■ **Material**
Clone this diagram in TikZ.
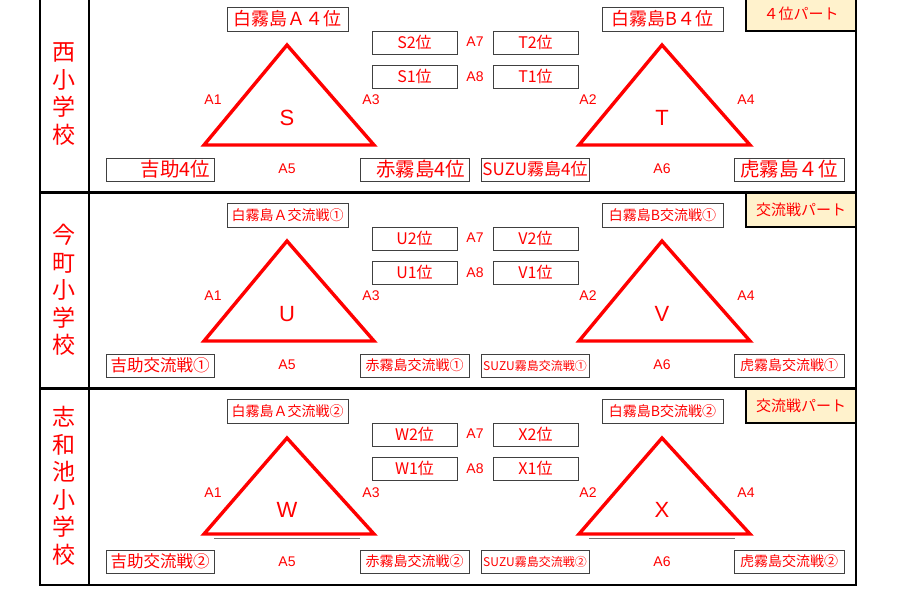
\documentclass[tikz,border=0pt]{standalone}
\usepackage{fontspec}
\setmainfont{Noto Sans CJK JP}
\newfontfamily\latn{Liberation Sans}
\usepackage{xcolor}
\usepackage{tikz}
\tikzset{>=latex}
\usetikzlibrary{shapes,calc}
\definecolor{partBG}{HTML}{FFF2CC}
\newcommand{\fsz}[1]{\fontsize{#1}{#1}\selectfont}
\tikzstyle{seedbox} = [rectangle,draw=black!75,line width=1pt,minimum width=121pt,minimum height=24pt,inner sep=0pt,text=red]
\tikzstyle{rankbox} = [rectangle,draw=black!75,line width=1pt,minimum width=85pt,minimum height=23pt,inner sep=0pt,text=red,font=\fsz{16}]
\tikzstyle{teambox} = [rectangle,draw=black!75,line width=1pt,minimum width=108pt,minimum height=23pt,inner sep=0pt,text=red]
\tikzstyle{partbox} = [rectangle,draw=black,line width=2.5pt,fill=partBG,minimum width=110pt,minimum height=34pt,inner sep=0pt,text=red,font=\fsz{15}]
\tikzstyle{match}  = [text=red,inner sep=0pt,font=\latn\fsz{14}]
\tikzstyle{letter} = [text=red,inner sep=0pt,font=\latn\fsz{22}]
\tikzstyle{league} = [draw=red,line width=3.4pt]
\tikzstyle{school} = [text=red,align=center,inner sep=0pt,font=\fontsize{23}{27.5}\selectfont]
\tikzstyle{frame}  = [draw=black,line width=2.5pt]

\begin{document}
\begin{tikzpicture}[x=1pt,y=-1pt]
	\useasboundingbox (0,0) rectangle (907,598);
	
	% frame
	\draw[frame] (40,0) -- (40,585) -- (856,585) -- (856,0);
	\draw[frame,line width=2pt] (89,0) -- (89,585);
	\draw[frame] (40,192.5) -- (856,192.5);
	\draw[frame] (40,388.5) -- (856,388.5);
	
	% 4 place part
	\node[school] (nishi) at (64,94) {西\\小\\学\\校};
	\node[partbox] (p1) at (801,14) {４位パート};
	
	\node[seedbox,font=\fsz{18}] (sA) at (287.5,19) {白霧島Ａ４位};
	\node[seedbox,font=\fsz{18}] (tB) at (662.5,19) {白霧島B４位};
	\node[rankbox] (s2) at (414.5,42.5) {S2位};
	\node[rankbox] (s1) at (414.5,76.5) {S1位};
	\node[rankbox] (t2) at (535.5,42.5) {T2位};
	\node[rankbox] (t1) at (535.5,76.5) {T1位};
	\node[match] (sa7) at (475,42) {A7};
	\node[match] (sa8) at (475,77) {A8};
	
	\coordinate (s-top) at (287,45);
	\coordinate (s-left) at (204,145);
	\coordinate (s-right) at (374,145);
	\draw[league] (s-top) -- (s-left) -- (s-right) -- cycle;
	\node[letter] (S) at (287,118) {S};
	\node[match] (sa1) at (213,100) {A1};
	\node[match] (sa3) at (371,100) {A3};
	\node[match] (sa5) at (287,169) {A5};
	
	\coordinate (t-top) at (662,45);
	\coordinate (t-left) at (579,145);
	\coordinate (t-right) at (750,145);
	\draw[league] (t-top) -- (t-left) -- (t-right) -- cycle;
	\node[letter] (T) at (662,118) {T};
	\node[match] (ta2) at (588,100) {A2};
	\node[match] (ta4) at (746,100) {A4};
	\node[match] (ta6) at (662,169) {A6};
	
	\node[teambox,font=\fsz{19.5},text width=100pt,align=right] (s-yoshi) at (160,169.5) {吉助4位};
	\node[teambox,font=\fsz{19.5},text width=101pt,align=right,minimum width=109pt] (s-aka) at (414.5,169.5) {赤霧島4位};
	\node[teambox,font=\fsz{17}] (t-suzu) at (535,169.5) {SUZU霧島4位};
	\node[teambox,font=\fsz{19.5},minimum width=110pt] (t-tora) at (789,169.5) {虎霧島４位};
	
	% exchange part 1
	\begin{scope}[shift={(0,196)}]
	\node[school] (imamachi) at (64,94) {今\\町\\小\\学\\校};
	\node[partbox] (p2) at (801,14) {交流戦パート};
	
	\node[seedbox,font=\fsz{14}] (uA) at (287.5,19) {白霧島Ａ交流戦①};
	\node[seedbox,font=\fsz{14}] (vB) at (662.5,19) {白霧島B交流戦①};
	\node[rankbox] (u2) at (414.5,42.5) {U2位};
	\node[rankbox] (u1) at (414.5,76.5) {U1位};
	\node[rankbox] (v2) at (535.5,42.5) {V2位};
	\node[rankbox] (v1) at (535.5,76.5) {V1位};
	\node[match] (ua7) at (475,42) {A7};
	\node[match] (ua8) at (475,77) {A8};
	
	\coordinate (u-top) at (287,45);
	\coordinate (u-left) at (204,145);
	\coordinate (u-right) at (374,145);
	\draw[league] (u-top) -- (u-left) -- (u-right) -- cycle;
	\node[letter] (U) at (287,118) {U};
	\node[match] (ua1) at (213,100) {A1};
	\node[match] (ua3) at (371,100) {A3};
	\node[match] (ua5) at (287,169) {A5};
	
	\coordinate (v-top) at (662,45);
	\coordinate (v-left) at (579,145);
	\coordinate (v-right) at (750,145);
	\draw[league] (v-top) -- (v-left) -- (v-right) -- cycle;
	\node[letter] (V) at (662,118) {V};
	\node[match] (va2) at (588,100) {A2};
	\node[match] (va4) at (746,100) {A4};
	\node[match] (va6) at (662,169) {A6};
	
	\node[teambox,font=\fsz{16.5}] (u-yoshi) at (160,169.5) {吉助交流戦①};
	\node[teambox,font=\fsz{14},minimum width=109pt] (u-aka) at (414.5,169.5) {赤霧島交流戦①};
	\node[teambox,font=\fsz{12}] (v-suzu) at (535,169.5) {SUZU霧島交流戦①};
	\node[teambox,font=\fsz{14},minimum width=110pt] (v-tora) at (789,169.5) {虎霧島交流戦①};
	\end{scope}
	
	% exchange part 2
	\begin{scope}[shift={(0,392)}]
	\node[school] (shiwachi) at (64,94) {志\\和\\池\\小\\学\\校};
	\node[partbox] (p3) at (801,14) {交流戦パート};
	
	\node[seedbox,font=\fsz{14}] (wA) at (287.5,19) {白霧島Ａ交流戦②};
	\node[seedbox,font=\fsz{14}] (xB) at (662.5,19) {白霧島B交流戦②};
	\node[rankbox] (w2) at (414.5,42.5) {W2位};
	\node[rankbox] (w1) at (414.5,76.5) {W1位};
	\node[rankbox] (x2) at (535.5,42.5) {X2位};
	\node[rankbox] (x1) at (535.5,76.5) {X1位};
	\node[match] (wa7) at (475,42) {A7};
	\node[match] (wa8) at (475,77) {A8};
	
	\coordinate (w-top) at (287,46);
	\coordinate (w-left) at (204,142);
	\coordinate (w-right) at (374,142);
	\draw[league] (w-top) -- (w-left) -- (w-right) -- cycle;
	\draw[black!55,line width=1.5pt] (214,146.5) -- (360,146.5);
	\node[letter] (W) at (287,118) {W};
	\node[match] (wa1) at (213,101) {A1};
	\node[match] (wa3) at (371,101) {A3};
	\node[match] (wa5) at (287,170) {A5};
	
	\coordinate (x-top) at (662,46);
	\coordinate (x-left) at (579,142);
	\coordinate (x-right) at (750,142);
	\draw[league] (x-top) -- (x-left) -- (x-right) -- cycle;
	\draw[black!55,line width=1.5pt] (589,146.5) -- (735,146.5);
	\node[letter] (X) at (662,118) {X};
	\node[match] (xa2) at (588,101) {A2};
	\node[match] (xa4) at (746,101) {A4};
	\node[match] (xa6) at (662,170) {A6};
	
	\node[teambox,font=\fsz{16.5}] (w-yoshi) at (160,169.5) {吉助交流戦②};
	\node[teambox,font=\fsz{14},minimum width=109pt] (w-aka) at (414.5,169.5) {赤霧島交流戦②};
	\node[teambox,font=\fsz{12}] (x-suzu) at (535,169.5) {SUZU霧島交流戦②};
	\node[teambox,font=\fsz{14},minimum width=110pt] (x-tora) at (789,169.5) {虎霧島交流戦②};
	\end{scope}
\end{tikzpicture}
\end{document}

■ **Exercise prompt**
From the first line above through the line containing "(sa8) at (475,77)", copy everything exactly, without the pictures.

■ **Reply**
Clone this diagram in TikZ.
\documentclass[tikz,border=0pt]{standalone}
\usepackage{fontspec}
\setmainfont{Noto Sans CJK JP}
\newfontfamily\latn{Liberation Sans}
\usepackage{xcolor}
\usepackage{tikz}
\tikzset{>=latex}
\usetikzlibrary{shapes,calc}
\definecolor{partBG}{HTML}{FFF2CC}
\newcommand{\fsz}[1]{\fontsize{#1}{#1}\selectfont}
\tikzstyle{seedbox} = [rectangle,draw=black!75,line width=1pt,minimum width=121pt,minimum height=24pt,inner sep=0pt,text=red]
\tikzstyle{rankbox} = [rectangle,draw=black!75,line width=1pt,minimum width=85pt,minimum height=23pt,inner sep=0pt,text=red,font=\fsz{16}]
\tikzstyle{teambox} = [rectangle,draw=black!75,line width=1pt,minimum width=108pt,minimum height=23pt,inner sep=0pt,text=red]
\tikzstyle{partbox} = [rectangle,draw=black,line width=2.5pt,fill=partBG,minimum width=110pt,minimum height=34pt,inner sep=0pt,text=red,font=\fsz{15}]
\tikzstyle{match}  = [text=red,inner sep=0pt,font=\latn\fsz{14}]
\tikzstyle{letter} = [text=red,inner sep=0pt,font=\latn\fsz{22}]
\tikzstyle{league} = [draw=red,line width=3.4pt]
\tikzstyle{school} = [text=red,align=center,inner sep=0pt,font=\fontsize{23}{27.5}\selectfont]
\tikzstyle{frame}  = [draw=black,line width=2.5pt]

\begin{document}
\begin{tikzpicture}[x=1pt,y=-1pt]
	\useasboundingbox (0,0) rectangle (907,598);
	
	% frame
	\draw[frame] (40,0) -- (40,585) -- (856,585) -- (856,0);
	\draw[frame,line width=2pt] (89,0) -- (89,585);
	\draw[frame] (40,192.5) -- (856,192.5);
	\draw[frame] (40,388.5) -- (856,388.5);
	
	% 4 place part
	\node[school] (nishi) at (64,94) {西\\小\\学\\校};
	\node[partbox] (p1) at (801,14) {４位パート};
	
	\node[seedbox,font=\fsz{18}] (sA) at (287.5,19) {白霧島Ａ４位};
	\node[seedbox,font=\fsz{18}] (tB) at (662.5,19) {白霧島B４位};
	\node[rankbox] (s2) at (414.5,42.5) {S2位};
	\node[rankbox] (s1) at (414.5,76.5) {S1位};
	\node[rankbox] (t2) at (535.5,42.5) {T2位};
	\node[rankbox] (t1) at (535.5,76.5) {T1位};
	\node[match] (sa7) at (475,42) {A7};
	\node[match] (sa8) at (475,77) {A8};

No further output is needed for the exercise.